The Ambiguity of "Utility"
To an economist, on the other hand, your utility function describes not how you should act but how you will act. "The utility to me of consuming an apple is greater than that of consuming an orange" means that, given the choice, I will choose the former over the latter.
We expect people to choose what makes them happy (cynics and psychologists are welcome to leave the conversation at this point, if they feel left out). Hence we would expect at least a close correlation between utility in the economist's sense and utility in the philosopher's sense. That matters, because one of the things economists do, when they are not making a point of being objective, value-free scientists, is to draw conclusions about what people ought to do—for instance, that they ought to abolish tariffs and price controls. Those conclusions frequently depend on the assumption, stated or unstated, that maximizing utility in the economist's sense will also maximize it in the philosopher's sense. That point was probably clearer a little over a century ago when the economic arguments were being made by an economist, Alfred Marshall, who was a utilitarian and not afraid to make explicit the utilitarian foundations of his economic conclusions.
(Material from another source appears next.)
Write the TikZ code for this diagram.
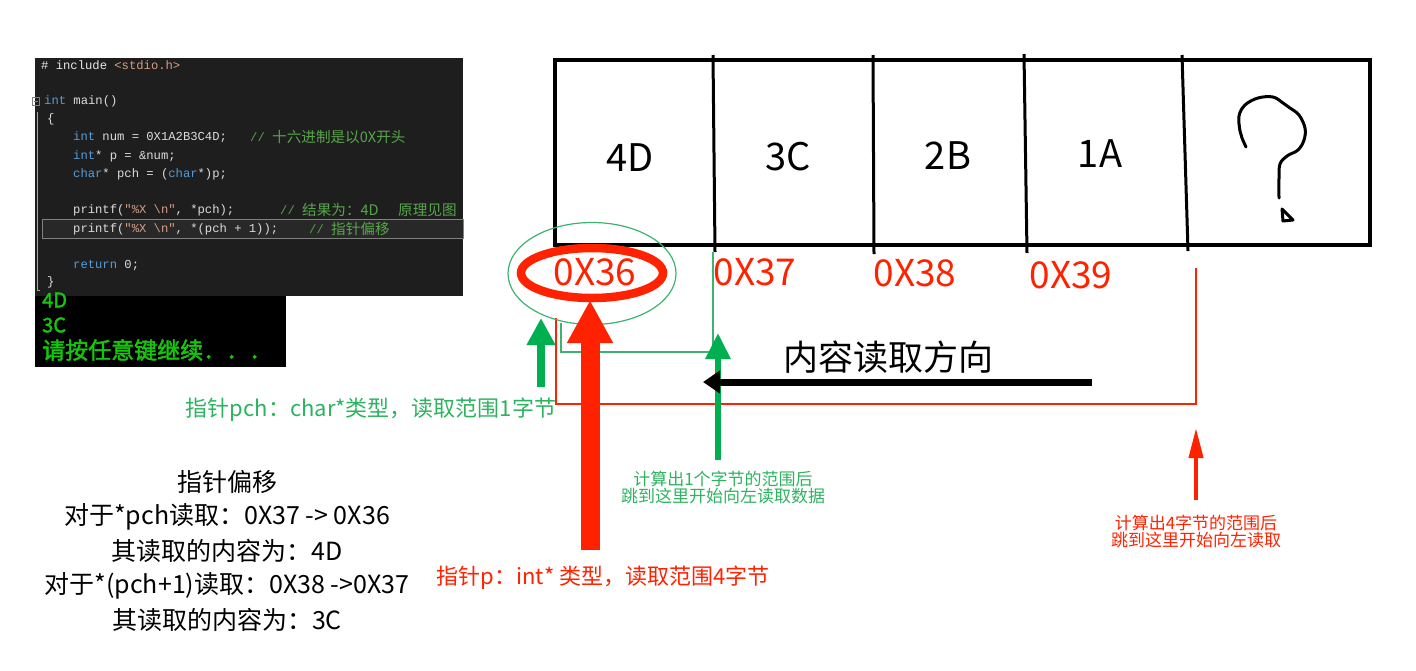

The concept of utility is, however, ambiguous in other and subtler ways. Imagine, for instance, that you are going to die six months from now. Is your utility greater if you have several months advanced warning, as cancer patients often do, or if your death comes as a complete surprise?
Spending several months knowing that you are about to die would be, for most of us, a very unpleasant experience. If utility is another word for happiness, imagined as a characteristic of what is going on inside your head, the second alternative is almost certainly preferable to the first.
But happiness, in that sense, is not all that matters to people. If one could somehow choose in advance whether, when and if you were in the situation described, it would be the first alternative or the second, many of us would choose the first. Many of us, after all, have things we would like to get done before dying—things to be said to children, wife, friends, perhaps enemies as well. Projects to be completed whose completion matters, if only to our sense of having lived a life worth living. Arrangements to be made for the future of those dear to us. A close friend, not all that long ago, spent a good deal of his last few months reducing to something more like order his crowded and cluttered house for the benefit of his wife and daughters.
For a different slant on the same problem, consider the experience machine, as hypothesized by Robert Nozick—or the real world equivalent in which I spend a good many hours a week, now that virtual reality is really here. Nozick's version provides you with the illusion of a life—the entire rest of your life, stretched out over the length of time it would actually occupy. The proprietor has somehow determined the life you are going to live and believably guarantees you a modest improvement, an illusory life in which things turn out marginally better, in a variety of dimensions, than they would have in the real thing. Assuming you believe him, do you accept the offer?
If the economist's utility and the philosopher's are the same, if choice is entirely about happiness, and if happiness is really a state of mind, then the answer is obviously "yes." For me and, I suspect, many other people, it is just as obviously "no." I don't merely want the illusion of accomplishing things, I want the reality.
Which is one reason why I don't spend all of my life in World of Warcraft.